Hassler financed the purchase of a vehicle by entering into a security agreement with Account Brokers' predecessor-in-interest, Norlarco Credit Union, in which the vehicle served as collateral.

The agreement provided that the balance of the loan, plus the attendant interest, would be repaid in monthly installments.

When Hassler later defaulted on his loan, Norlarco first repossessed the vehicle and then sold it at auction.

Norlarco applied the proceeds of the auction to the balance of the loan. However, the proceeds were insufficient to cover the balance, so Hassler remained indebted for the deficiency.

Norlarco eventually transferred the debt to Account Brokers, which filed suit.

The company sued Hassler to recover the deficiency less than six years after the vehicle was sold at auction but more than six years after Hassler defaulted on the loan and the vehicle was repossessed.

Ruling in favor of Account Brokers, both the county court and district court on appeal determined that the statute of limitations did not bar its claim because the amount of the deficiency was not "liquidated or determinable" until Norlarco sold the vehicle at auction.

The state's high court quashed the lower court rulings.

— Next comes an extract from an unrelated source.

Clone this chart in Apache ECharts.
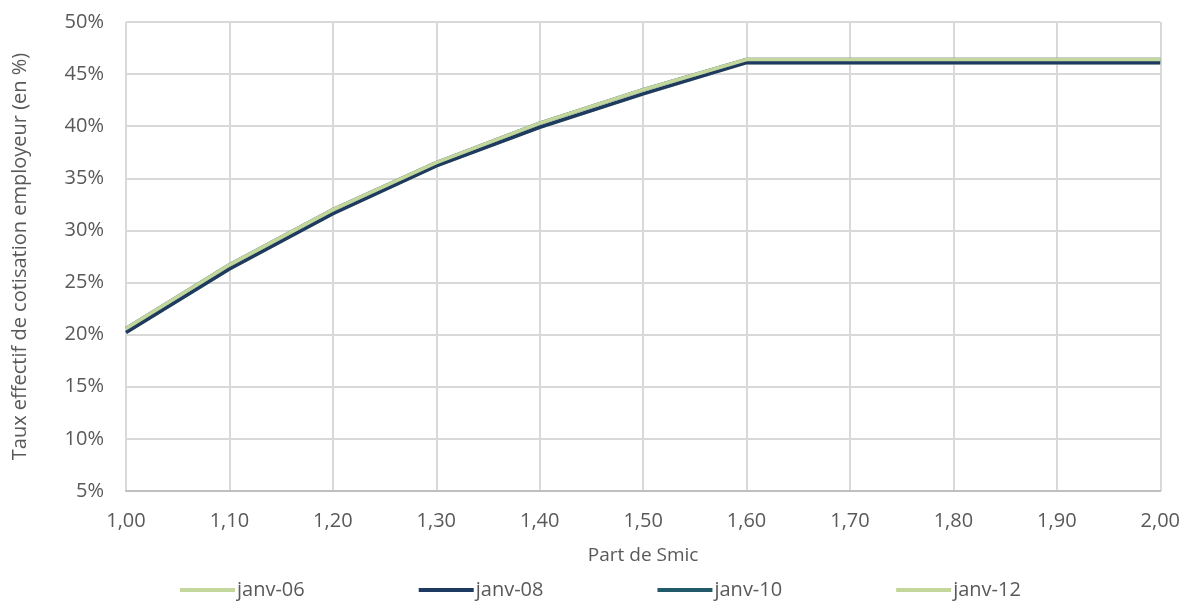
<!DOCTYPE html>
<html>
<head>
<meta charset="utf-8">
<script src="https://cdn.jsdelivr.net/npm/echarts@6/dist/echarts.min.js"></script>
<style>
  html, body { margin: 0; padding: 0; background: #fff; }
  #chart { width: 1183px; height: 605px; }
</style>
</head>
<body>
<div id="chart"></div>
<script>
  // part de Smic (abscisses)
  const smic = [1.0, 1.1, 1.2, 1.3, 1.4, 1.5, 1.6, 1.7, 1.8, 1.9, 2.0]
  // taux effectif de cotisation employeur, en %
  const janv06 = [20.2, 26.3, 31.6, 36.2, 39.9, 43.1, 46.1, 46.1, 46.1, 46.1, 46.1]
  const janv08 = [20.2, 26.3, 31.6, 36.2, 39.9, 43.1, 46.1, 46.1, 46.1, 46.1, 46.1]
  const janv10 = [20.6, 26.7, 32.0, 36.5, 40.3, 43.5, 46.4, 46.4, 46.4, 46.4, 46.4]
  const janv12 = [20.6, 26.7, 32.0, 36.5, 40.3, 43.5, 46.4, 46.4, 46.4, 46.4, 46.4]

  const font = '"Open Sans", "Noto Sans", sans-serif'
  const txt = '#595959'

  const pairs = arr => smic.map((x, i) => [x, arr[i]])
  const mkSeries = (name, data, color) => ({
    name,
    type: 'line',
    data: pairs(data),
    symbol: 'none',
    lineStyle: { color, width: 3.5 },
    itemStyle: { color },
    animation: false
  })

  const chart = echarts.init(document.getElementById('chart'))
  chart.setOption({
    textStyle: { fontFamily: font },
    grid: { left: 126, right: 22, top: 22, bottom: 114 },
    legend: {
      bottom: 0,
      left: 175,
      itemWidth: 55,
      itemHeight: 4,
      itemGap: 114,
      icon: 'rect',
      textStyle: { color: txt, fontSize: 20, fontFamily: font, padding: [0, 0, 0, -3] },
      data: ['janv-06', 'janv-08', 'janv-10', 'janv-12']
    },
    xAxis: {
      type: 'value',
      min: 1.0,
      max: 2.0,
      interval: 0.1,
      name: 'Part de Smic',
      nameLocation: 'middle',
      nameGap: 55,
      nameTextStyle: { color: txt, fontSize: 19, fontFamily: font },
      axisLine: { show: true, lineStyle: { color: '#bfbfbf', width: 2 } },
      axisTick: { show: false },
      axisLabel: {
        color: txt, fontSize: 20, margin: 20, fontFamily: font,
        formatter: v => v.toFixed(2).replace('.', ',')
      },
      splitLine: { show: true, lineStyle: { color: '#d9d9d9', width: 2 } }
    },
    yAxis: {
      type: 'value',
      min: 5,
      max: 50,
      interval: 5,
      name: 'Taux effectif de cotisation employeur (en %)',
      nameLocation: 'middle',
      nameGap: 96,
      nameTextStyle: { color: txt, fontSize: 20, fontFamily: font },
      axisLine: { show: false },
      axisTick: { show: false },
      axisLabel: { color: txt, fontSize: 20, margin: 22, fontFamily: font, formatter: '{value}%' },
      splitLine: { show: true, lineStyle: { color: '#d9d9d9', width: 2 } }
    },
    series: [
      mkSeries('janv-06', janv06, '#c3d69b'),
      mkSeries('janv-08', janv08, '#1f3a60'),
      mkSeries('janv-10', janv10, '#215968'),
      mkSeries('janv-12', janv12, '#c3d69b')
    ]
  })
</script>
</body>
</html>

Chief Justice Michael L. Bender, who wrote the Court's majority opinion, said the relevant legal inquiry under the statute of limitations is the date that the debt accrued -- that is, when the debt became due.

"We hold that under Colorado law and the express terms of the parties' security agreement, the present debt became due when it was accelerated following Norlarco's repossession of the vehicle and demand for full payment on the debt, which occurred more than six years before the initiation of the present suit," he wrote.

The Court explained for a security agreement that is to be repaid in installments, the debt for each installment becomes due on the date that each installment is missed.

"Once an installment security agreement is validly accelerated, however, the entirety of the remaining balance becomes due and therefore the cause of action to collect the entire debt accrues," Bender wrote.

The justice said in this case, Norlaco invoked the security agreement's optional acceleration clause by repossessing Hassler's vehicle on Oct. 30, 2001, and sending him a letter soon after demanding that he repay the entirety of his debt.

"Because Account Brokers, Norlarco's successor-in-interest, filed its claim to collect the remainder of the debt on May 7, 2008, which was more than six years later, we hold that the present claim is barred by the statute of limitations," Bender wrote.

The Court remanded the case to the district court to be returned to the county court.